### EXERCISE INSTRUCTIONS
Retype all of the listing exactly, passing over any picture you find.

— BEGIN —

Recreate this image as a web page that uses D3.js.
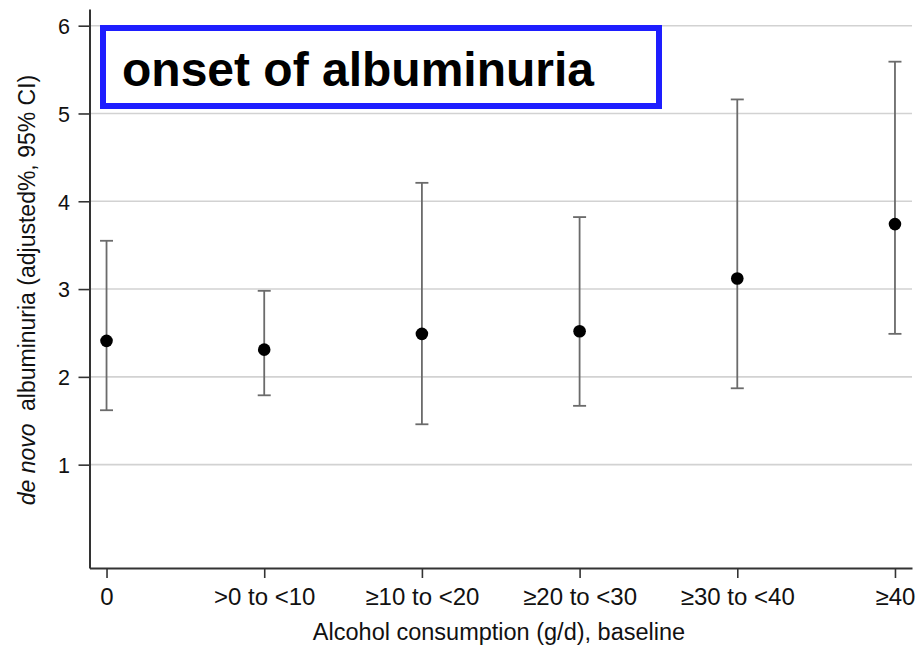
<!DOCTYPE html>
<html>
<head>
<meta charset="utf-8">
<script src="https://cdn.jsdelivr.net/npm/d3@7"></script>
<style>
  html, body { margin: 0; padding: 0; background: #fff; }
  svg { display: block; font-family: "Liberation Sans", Arial, Helvetica, sans-serif; }
</style>
</head>
<body>
<svg id="chart" width="922" height="647"></svg>
<script>
// Alcohol consumption categories (g/d at baseline)
const categories = ["0", ">0 to <10", "≥10 to <20", "≥20 to <30", "≥30 to <40", "≥40"];
// Adjusted incidence of de novo albuminuria (%) with 95% CI
const estimates = [2.41, 2.31, 2.49, 2.52, 3.12, 3.74];
const lowerCI   = [1.62, 1.79, 1.46, 1.67, 1.87, 2.49];
const upperCI   = [3.55, 2.98, 4.21, 3.82, 5.16, 5.59];
const yTicks    = [1, 2, 3, 4, 5, 6];
const boxTitle  = "onset of albuminuria";

const svg = d3.select("#chart");

const x = d3.scalePoint()
  .domain(categories)
  .range([89.5, 912])
  .padding(0.108);

const y = d3.scaleLinear()
  .domain([-0.177, 6.19])
  .range([568, 9]);

// horizontal gridlines
svg.append("g")
  .selectAll("line")
  .data(yTicks)
  .join("line")
  .attr("x1", 90.5)
  .attr("x2", 912)
  .attr("y1", d => y(d))
  .attr("y2", d => y(d))
  .attr("stroke", "#d2d2d2")
  .attr("stroke-width", 1.6);

// y axis
const yAxis = svg.append("g")
  .attr("transform", "translate(89.5,0)")
  .call(d3.axisLeft(y).tickValues(yTicks).tickFormat(d3.format("d")).tickSize(11).tickSizeOuter(0));
yAxis.select(".domain").attr("stroke", "#333").attr("stroke-width", 2);
yAxis.selectAll(".tick line").attr("stroke", "#333").attr("stroke-width", 1.6);
yAxis.selectAll(".tick text")
  .attr("x", -19.5)
  .attr("dy", "0.36em")
  .attr("fill", "#111")
  .style("font-size", "21.5px");

// x axis
const xAxis = svg.append("g")
  .attr("transform", "translate(0,568)")
  .call(d3.axisBottom(x).tickSize(10).tickSizeOuter(0));
xAxis.select(".domain").attr("stroke", "#333").attr("stroke-width", 2);
xAxis.selectAll(".tick line").attr("stroke", "#333").attr("stroke-width", 1.6);
xAxis.selectAll(".tick text")
  .attr("y", 37)
  .attr("dy", 0)
  .attr("fill", "#111")
  .style("font-size", "24px");

// axis titles
svg.append("text")
  .attr("x", 499)
  .attr("y", 640)
  .attr("text-anchor", "middle")
  .attr("fill", "#111")
  .style("font-size", "23.5px")
  .text("Alcohol consumption (g/d), baseline");

const yTitle = svg.append("text")
  .attr("transform", "translate(35,290) rotate(-90)")
  .attr("text-anchor", "middle")
  .attr("fill", "#111")
  .style("font-size", "23px");
yTitle.append("tspan").style("font-style", "italic").text("de novo");
yTitle.append("tspan").attr("dx", 6).text(" albuminuria (adjusted%, 95% CI)");

// confidence intervals
const idx = d3.range(categories.length);
const capHalf = 6.5;
const bars = svg.append("g").attr("stroke", "#6b6b6b").attr("stroke-width", 1.8);
bars.selectAll("line.ci")
  .data(idx)
  .join("line")
  .attr("class", "ci")
  .attr("x1", i => x(categories[i]))
  .attr("x2", i => x(categories[i]))
  .attr("y1", i => y(lowerCI[i]))
  .attr("y2", i => y(upperCI[i]));
bars.selectAll("line.capU")
  .data(idx)
  .join("line")
  .attr("class", "capU")
  .attr("x1", i => x(categories[i]) - capHalf)
  .attr("x2", i => x(categories[i]) + capHalf)
  .attr("y1", i => y(upperCI[i]))
  .attr("y2", i => y(upperCI[i]));
bars.selectAll("line.capL")
  .data(idx)
  .join("line")
  .attr("class", "capL")
  .attr("x1", i => x(categories[i]) - capHalf)
  .attr("x2", i => x(categories[i]) + capHalf)
  .attr("y1", i => y(lowerCI[i]))
  .attr("y2", i => y(lowerCI[i]));

// point estimates
svg.append("g")
  .selectAll("circle")
  .data(idx)
  .join("circle")
  .attr("cx", i => x(categories[i]))
  .attr("cy", i => y(estimates[i]))
  .attr("r", 6.3)
  .attr("fill", "#000");

// boxed heading
svg.append("rect")
  .attr("x", 103)
  .attr("y", 28)
  .attr("width", 556)
  .attr("height", 78)
  .attr("fill", "#fff")
  .attr("stroke", "#1e1eff")
  .attr("stroke-width", 6);
svg.append("text")
  .attr("x", 122)
  .attr("y", 86)
  .attr("fill", "#000")
  .style("font-size", "48px")
  .style("font-weight", "bold")
  .text(boxTitle);
</script>
</body>
</html>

— END —

### TASK OUTPUT
Recreate this image as a web page that uses D3.js.
<!DOCTYPE html>
<html>
<head>
<meta charset="utf-8">
<script src="https://cdn.jsdelivr.net/npm/d3@7"></script>
<style>
  html, body { margin: 0; padding: 0; background: #fff; }
  svg { display: block; font-family: "Liberation Sans", Arial, Helvetica, sans-serif; }
</style>
</head>
<body>
<svg id="chart" width="922" height="647"></svg>
<script>
// Alcohol consumption categories (g/d at baseline)
const categories = ["0", ">0 to <10", "≥10 to <20", "≥20 to <30", "≥30 to <40", "≥40"];
// Adjusted incidence of de novo albuminuria (%) with 95% CI
const estimates = [2.41, 2.31, 2.49, 2.52, 3.12, 3.74];
const lowerCI   = [1.62, 1.79, 1.46, 1.67, 1.87, 2.49];
const upperCI   = [3.55, 2.98, 4.21, 3.82, 5.16, 5.59];
const yTicks    = [1, 2, 3, 4, 5, 6];
const boxTitle  = "onset of albuminuria";

const svg = d3.select("#chart");

const x = d3.scalePoint()
  .domain(categories)
  .range([89.5, 912])
  .padding(0.108);

const y = d3.scaleLinear()
  .domain([-0.177, 6.19])
  .range([568, 9]);

// horizontal gridlines
svg.append("g")
  .selectAll("line")
  .data(yTicks)
  .join("line")
  .attr("x1", 90.5)
  .attr("x2", 912)
  .attr("y1", d => y(d))
  .attr("y2", d => y(d))
  .attr("stroke", "#d2d2d2")
  .attr("stroke-width", 1.6);

// y axis
const yAxis = svg.append("g")
  .attr("transform", "translate(89.5,0)")
  .call(d3.axisLeft(y).tickValues(yTicks).tickFormat(d3.format("d")).tickSize(11).tickSizeOuter(0));
yAxis.select(".domain").attr("stroke", "#333").attr("stroke-width", 2);
yAxis.selectAll(".tick line").attr("stroke", "#333").attr("stroke-width", 1.6);
yAxis.selectAll(".tick text")
  .attr("x", -19.5)
  .attr("dy", "0.36em")
  .attr("fill", "#111")
  .style("font-size", "21.5px");

// x axis
const xAxis = svg.append("g")
  .attr("transform", "translate(0,568)")
  .call(d3.axisBottom(x).tickSize(10).tickSizeOuter(0));
xAxis.select(".domain").attr("stroke", "#333").attr("stroke-width", 2);
xAxis.selectAll(".tick line").attr("stroke", "#333").attr("stroke-width", 1.6);
xAxis.selectAll(".tick text")
  .attr("y", 37)
  .attr("dy", 0)
  .attr("fill", "#111")
  .style("font-size", "24px");

// axis titles
svg.append("text")
  .attr("x", 499)
  .attr("y", 640)
  .attr("text-anchor", "middle")
  .attr("fill", "#111")
  .style("font-size", "23.5px")
  .text("Alcohol consumption (g/d), baseline");

const yTitle = svg.append("text")
  .attr("transform", "translate(35,290) rotate(-90)")
  .attr("text-anchor", "middle")
  .attr("fill", "#111")
  .style("font-size", "23px");
yTitle.append("tspan").style("font-style", "italic").text("de novo");
yTitle.append("tspan").attr("dx", 6).text(" albuminuria (adjusted%, 95% CI)");

// confidence intervals
const idx = d3.range(categories.length);
const capHalf = 6.5;
const bars = svg.append("g").attr("stroke", "#6b6b6b").attr("stroke-width", 1.8);
bars.selectAll("line.ci")
  .data(idx)
  .join("line")
  .attr("class", "ci")
  .attr("x1", i => x(categories[i]))
  .attr("x2", i => x(categories[i]))
  .attr("y1", i => y(lowerCI[i]))
  .attr("y2", i => y(upperCI[i]));
bars.selectAll("line.capU")
  .data(idx)
  .join("line")
  .attr("class", "capU")
  .attr("x1", i => x(categories[i]) - capHalf)
  .attr("x2", i => x(categories[i]) + capHalf)
  .attr("y1", i => y(upperCI[i]))
  .attr("y2", i => y(upperCI[i]));
bars.selectAll("line.capL")
  .data(idx)
  .join("line")
  .attr("class", "capL")
  .attr("x1", i => x(categories[i]) - capHalf)
  .attr("x2", i => x(categories[i]) + capHalf)
  .attr("y1", i => y(lowerCI[i]))
  .attr("y2", i => y(lowerCI[i]));

// point estimates
svg.append("g")
  .selectAll("circle")
  .data(idx)
  .join("circle")
  .attr("cx", i => x(categories[i]))
  .attr("cy", i => y(estimates[i]))
  .attr("r", 6.3)
  .attr("fill", "#000");

// boxed heading
svg.append("rect")
  .attr("x", 103)
  .attr("y", 28)
  .attr("width", 556)
  .attr("height", 78)
  .attr("fill", "#fff")
  .attr("stroke", "#1e1eff")
  .attr("stroke-width", 6);
svg.append("text")
  .attr("x", 122)
  .attr("y", 86)
  .attr("fill", "#000")
  .style("font-size", "48px")
  .style("font-weight", "bold")
  .text(boxTitle);
</script>
</body>
</html>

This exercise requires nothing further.